== INPUT FOR THIS TASK ==
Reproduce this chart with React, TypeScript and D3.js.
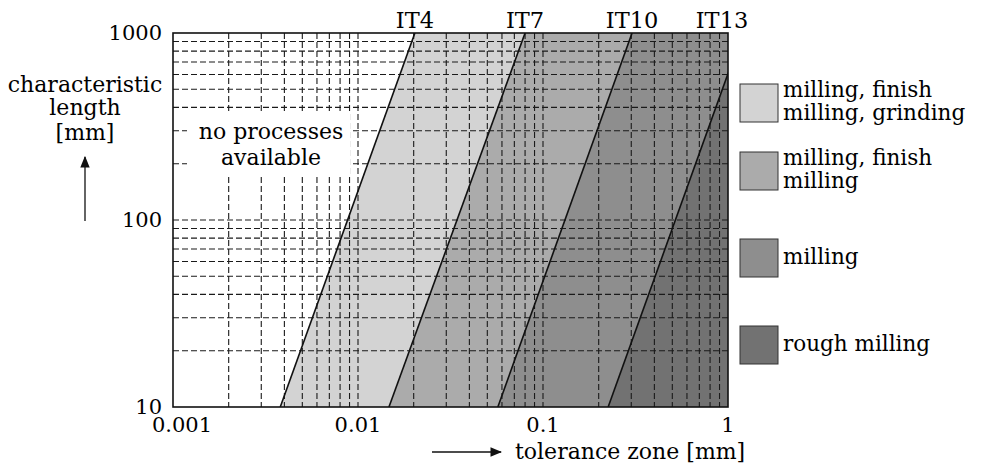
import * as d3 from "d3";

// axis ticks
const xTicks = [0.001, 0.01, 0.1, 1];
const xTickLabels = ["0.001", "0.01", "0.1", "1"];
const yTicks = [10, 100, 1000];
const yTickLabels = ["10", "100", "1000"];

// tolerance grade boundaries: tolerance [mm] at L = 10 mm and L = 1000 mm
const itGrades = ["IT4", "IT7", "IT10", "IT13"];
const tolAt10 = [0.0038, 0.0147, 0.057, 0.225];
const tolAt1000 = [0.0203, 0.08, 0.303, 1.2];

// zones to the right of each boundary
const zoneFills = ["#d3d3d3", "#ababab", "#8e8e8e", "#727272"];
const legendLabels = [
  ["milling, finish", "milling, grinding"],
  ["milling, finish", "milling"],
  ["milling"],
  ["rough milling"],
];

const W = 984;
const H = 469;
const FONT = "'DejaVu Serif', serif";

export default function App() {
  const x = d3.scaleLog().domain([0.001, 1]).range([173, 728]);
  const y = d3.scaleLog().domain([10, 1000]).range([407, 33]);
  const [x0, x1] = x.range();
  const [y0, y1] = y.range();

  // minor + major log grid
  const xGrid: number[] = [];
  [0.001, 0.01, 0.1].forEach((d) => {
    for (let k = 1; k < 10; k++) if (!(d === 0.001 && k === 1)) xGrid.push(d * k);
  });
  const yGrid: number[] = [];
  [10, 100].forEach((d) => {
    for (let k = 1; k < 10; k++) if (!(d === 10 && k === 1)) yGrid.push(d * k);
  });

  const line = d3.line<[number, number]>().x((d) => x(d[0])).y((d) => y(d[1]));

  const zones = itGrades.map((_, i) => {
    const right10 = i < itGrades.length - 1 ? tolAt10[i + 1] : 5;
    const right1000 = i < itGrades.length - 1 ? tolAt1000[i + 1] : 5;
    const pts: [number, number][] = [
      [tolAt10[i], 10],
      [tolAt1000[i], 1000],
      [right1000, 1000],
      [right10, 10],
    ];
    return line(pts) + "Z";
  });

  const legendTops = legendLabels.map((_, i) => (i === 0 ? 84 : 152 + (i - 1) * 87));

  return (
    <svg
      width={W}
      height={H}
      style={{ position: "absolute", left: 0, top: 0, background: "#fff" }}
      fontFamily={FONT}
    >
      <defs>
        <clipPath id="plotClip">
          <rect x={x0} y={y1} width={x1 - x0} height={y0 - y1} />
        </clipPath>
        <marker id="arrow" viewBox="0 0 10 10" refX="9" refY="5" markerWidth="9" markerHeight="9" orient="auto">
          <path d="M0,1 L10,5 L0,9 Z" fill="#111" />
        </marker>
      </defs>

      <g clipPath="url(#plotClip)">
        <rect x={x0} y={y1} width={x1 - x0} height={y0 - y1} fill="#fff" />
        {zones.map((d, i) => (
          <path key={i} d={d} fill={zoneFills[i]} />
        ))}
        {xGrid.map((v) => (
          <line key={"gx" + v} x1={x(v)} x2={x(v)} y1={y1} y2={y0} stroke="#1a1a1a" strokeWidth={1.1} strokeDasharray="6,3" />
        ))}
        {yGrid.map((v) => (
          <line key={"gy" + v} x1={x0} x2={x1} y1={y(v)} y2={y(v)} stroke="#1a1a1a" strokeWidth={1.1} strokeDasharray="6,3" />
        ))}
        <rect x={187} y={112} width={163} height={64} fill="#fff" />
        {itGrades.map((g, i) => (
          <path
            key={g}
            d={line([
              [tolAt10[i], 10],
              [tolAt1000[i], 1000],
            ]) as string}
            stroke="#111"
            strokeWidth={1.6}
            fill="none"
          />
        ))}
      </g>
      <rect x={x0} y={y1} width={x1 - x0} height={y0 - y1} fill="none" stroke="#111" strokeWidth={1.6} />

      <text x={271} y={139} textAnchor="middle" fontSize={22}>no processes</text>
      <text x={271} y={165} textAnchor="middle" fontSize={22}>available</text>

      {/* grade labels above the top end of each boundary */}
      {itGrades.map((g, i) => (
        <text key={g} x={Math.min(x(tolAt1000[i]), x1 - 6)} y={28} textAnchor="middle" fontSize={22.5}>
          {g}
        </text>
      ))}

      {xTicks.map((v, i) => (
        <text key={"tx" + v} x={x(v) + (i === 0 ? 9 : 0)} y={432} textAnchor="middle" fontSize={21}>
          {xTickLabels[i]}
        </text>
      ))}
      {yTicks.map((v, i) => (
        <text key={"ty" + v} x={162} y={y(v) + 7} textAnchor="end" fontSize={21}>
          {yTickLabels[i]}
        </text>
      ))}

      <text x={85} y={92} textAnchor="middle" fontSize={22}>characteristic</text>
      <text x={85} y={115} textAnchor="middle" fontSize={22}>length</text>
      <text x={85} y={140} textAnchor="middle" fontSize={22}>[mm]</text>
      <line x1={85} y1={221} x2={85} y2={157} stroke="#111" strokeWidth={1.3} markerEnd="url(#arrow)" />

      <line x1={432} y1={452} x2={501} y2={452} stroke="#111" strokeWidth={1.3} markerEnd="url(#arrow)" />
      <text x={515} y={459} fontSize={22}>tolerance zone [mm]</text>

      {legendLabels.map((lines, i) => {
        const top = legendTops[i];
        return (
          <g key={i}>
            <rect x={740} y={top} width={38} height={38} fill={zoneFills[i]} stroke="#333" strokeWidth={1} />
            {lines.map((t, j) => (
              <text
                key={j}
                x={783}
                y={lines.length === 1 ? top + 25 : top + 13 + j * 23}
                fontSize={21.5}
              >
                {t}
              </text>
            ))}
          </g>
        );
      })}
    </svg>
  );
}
===
== INPUT FOR THIS TASK ==
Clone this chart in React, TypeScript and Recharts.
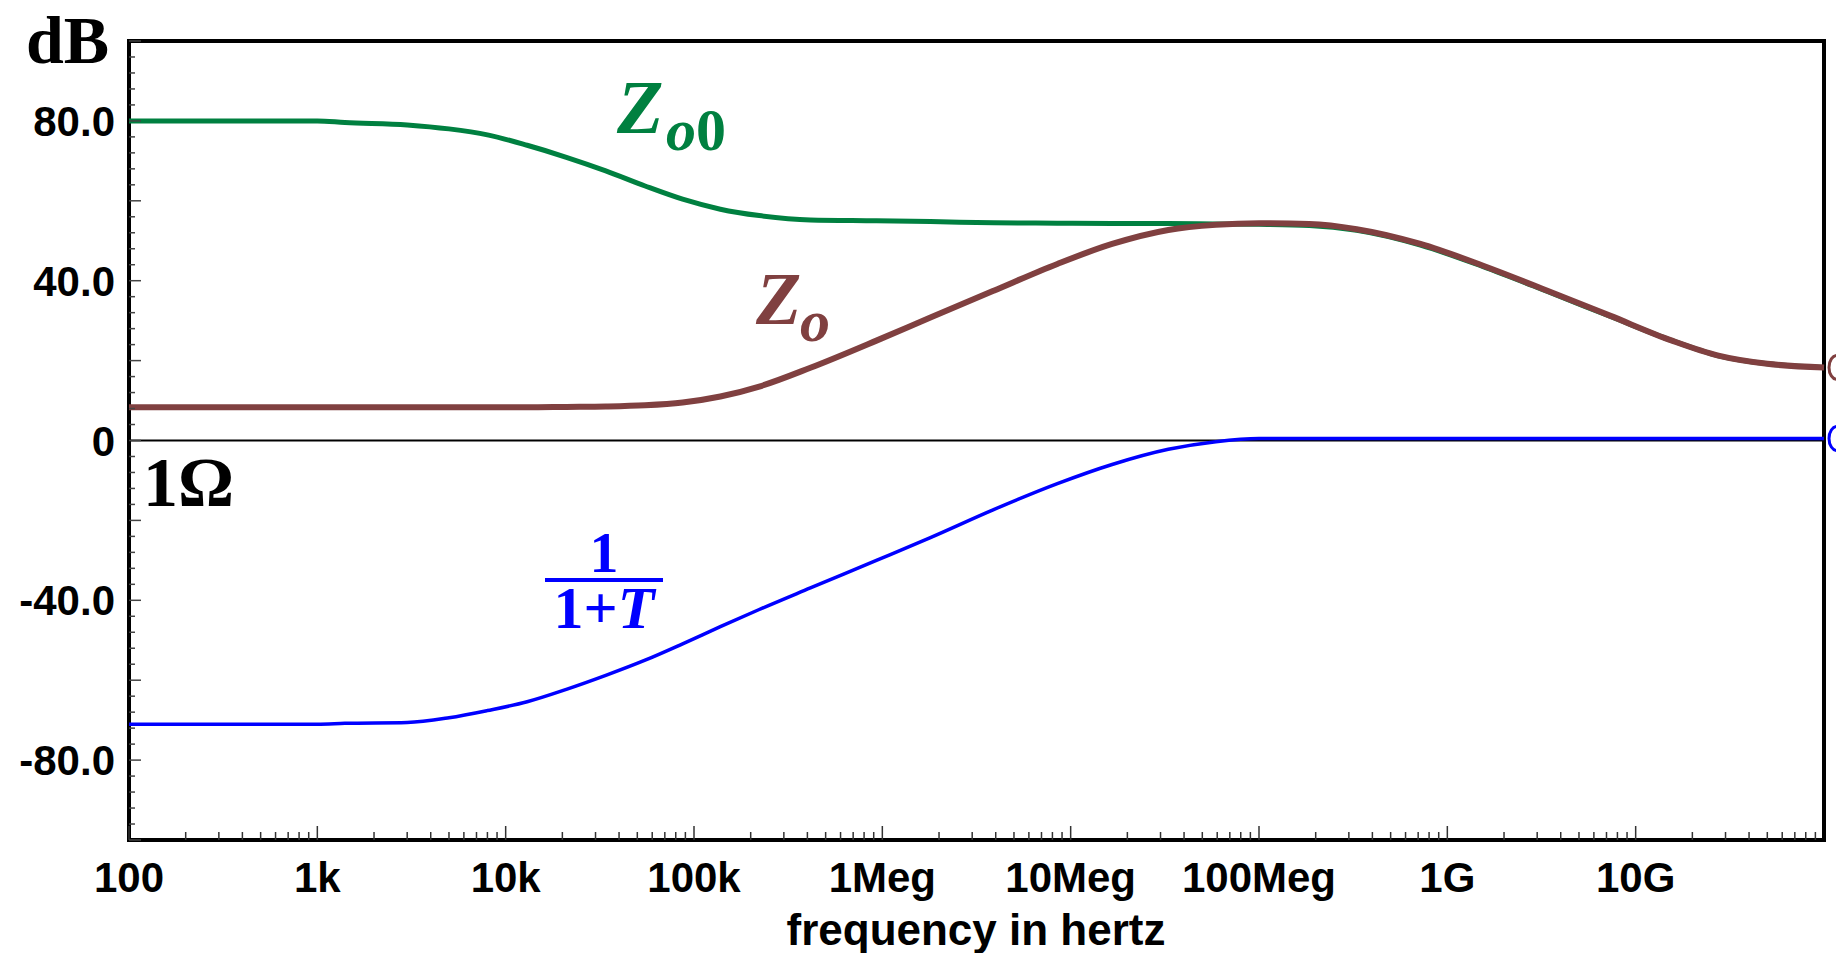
===
TASK TO COMPLETE |
Drop the images and output only the lines from the one that contains "Reproduce this chart" to the one that contains "const legendTops = legendLabels.map((_, i)", both included.

REPLY |
Reproduce this chart with React, TypeScript and D3.js.
import * as d3 from "d3";

// axis ticks
const xTicks = [0.001, 0.01, 0.1, 1];
const xTickLabels = ["0.001", "0.01", "0.1", "1"];
const yTicks = [10, 100, 1000];
const yTickLabels = ["10", "100", "1000"];

// tolerance grade boundaries: tolerance [mm] at L = 10 mm and L = 1000 mm
const itGrades = ["IT4", "IT7", "IT10", "IT13"];
const tolAt10 = [0.0038, 0.0147, 0.057, 0.225];
const tolAt1000 = [0.0203, 0.08, 0.303, 1.2];

// zones to the right of each boundary
const zoneFills = ["#d3d3d3", "#ababab", "#8e8e8e", "#727272"];
const legendLabels = [
  ["milling, finish", "milling, grinding"],
  ["milling, finish", "milling"],
  ["milling"],
  ["rough milling"],
];

const W = 984;
const H = 469;
const FONT = "'DejaVu Serif', serif";

export default function App() {
  const x = d3.scaleLog().domain([0.001, 1]).range([173, 728]);
  const y = d3.scaleLog().domain([10, 1000]).range([407, 33]);
  const [x0, x1] = x.range();
  const [y0, y1] = y.range();

  // minor + major log grid
  const xGrid: number[] = [];
  [0.001, 0.01, 0.1].forEach((d) => {
    for (let k = 1; k < 10; k++) if (!(d === 0.001 && k === 1)) xGrid.push(d * k);
  });
  const yGrid: number[] = [];
  [10, 100].forEach((d) => {
    for (let k = 1; k < 10; k++) if (!(d === 10 && k === 1)) yGrid.push(d * k);
  });

  const line = d3.line<[number, number]>().x((d) => x(d[0])).y((d) => y(d[1]));

  const zones = itGrades.map((_, i) => {
    const right10 = i < itGrades.length - 1 ? tolAt10[i + 1] : 5;
    const right1000 = i < itGrades.length - 1 ? tolAt1000[i + 1] : 5;
    const pts: [number, number][] = [
      [tolAt10[i], 10],
      [tolAt1000[i], 1000],
      [right1000, 1000],
      [right10, 10],
    ];
    return line(pts) + "Z";
  });

  const legendTops = legendLabels.map((_, i) => (i === 0 ? 84 : 152 + (i - 1) * 87));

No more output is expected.